The Corner

The Lighter Side of Lem

 

Before this weekend, I was familiar with Stanislaw Lem chiefly as the author of the novel on which film director Andrei Tarkovsky’s dense, grayish 1972 masterpiece Solaris was based. In other words, Lem is not a writer I’d consciously turn to for light, laugh-a-minute verbal hijinks. So I was delighted to discover that his 1971 book The Futurological Congress: From the Memoirs of Ijon Tichy, about a man who finds himself in a futuristic dystopia, is full of stuff like this:

The title of a column in the city edition of the Herald: “I Was a Demimother.” Something about an eggman who was yoked on the way to the eggplant. The big Webster isn’t too helpful: “Demimother—like demigram, demijohn. One of two women jointly bringing a child into the world. See Pollyanna, Pollyandrew.” “Eggman—from mailman (Archaic). A euplanner who delivers licensed human gametes (female) to the home.” I don’t pretend to understand that. . . .[He continues leafing through the dictionary:] “Revivalist—a corpse, such as a murder victim, brought back to life. See also exhumant, disintermagant, jack-in-the-grave.” . . .

We have something like demimothers and eggmen now, some 40 years after Lem wrote; we don’t have revivalists. But what impresses me most about this is not Lem’s level of prescience but his sheer love of language; James Joyce himself would have been proud of that “jack-in-the-grave.” (Jokes can be even harder to translate than poetry, so a great deal of credit must go to the translator, Michael Kandel — though precisely how much credit, I can’t say; I haven’t seen Lem’s Polish original, and I don’t know Polish anyway.)

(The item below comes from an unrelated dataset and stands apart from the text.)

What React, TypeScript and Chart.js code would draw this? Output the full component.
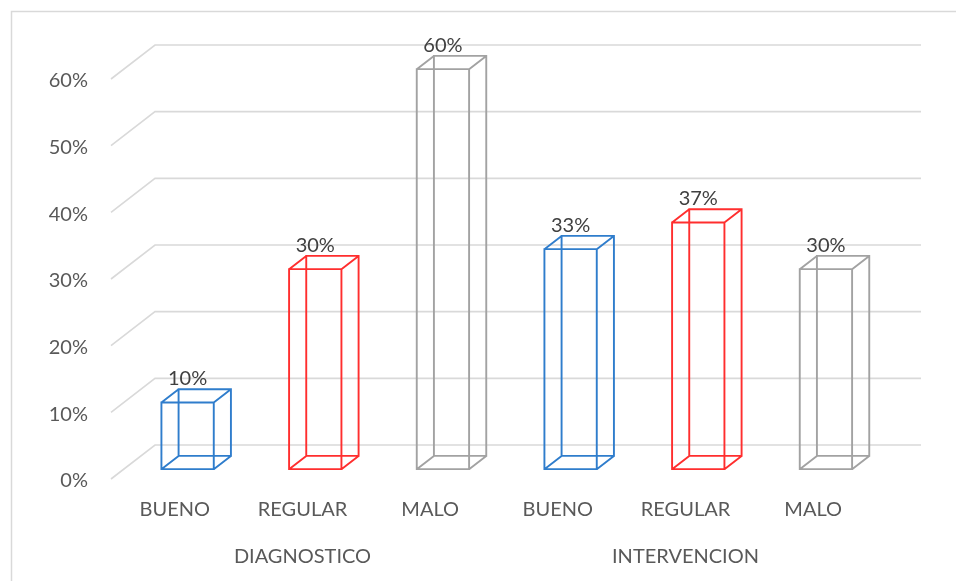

A few pages on, we encounter some words that are encouraging for conservatives at this moment, as they would have been for liberals in, e.g., 1984 and 2004, and conservatives in, e.g., 1964 and 1996:

A dream will always triumph over reality, once it is given a chance.

And on this, conservatives have the added advantage that Bill Buckley actually saw that dream walking.

PS. I think the name Ijon Tichy is a joke, too. Ijon sounds like a form of the name John, and tichy in Slavic languages means “silent.” In other words, John Silent — a shout-out to Kierkegaard’s pseudonym, Johannes de Silentio? Based on some of the stuff in this book, Lem is the sort of writer who would do something like that for the sheer fun of it.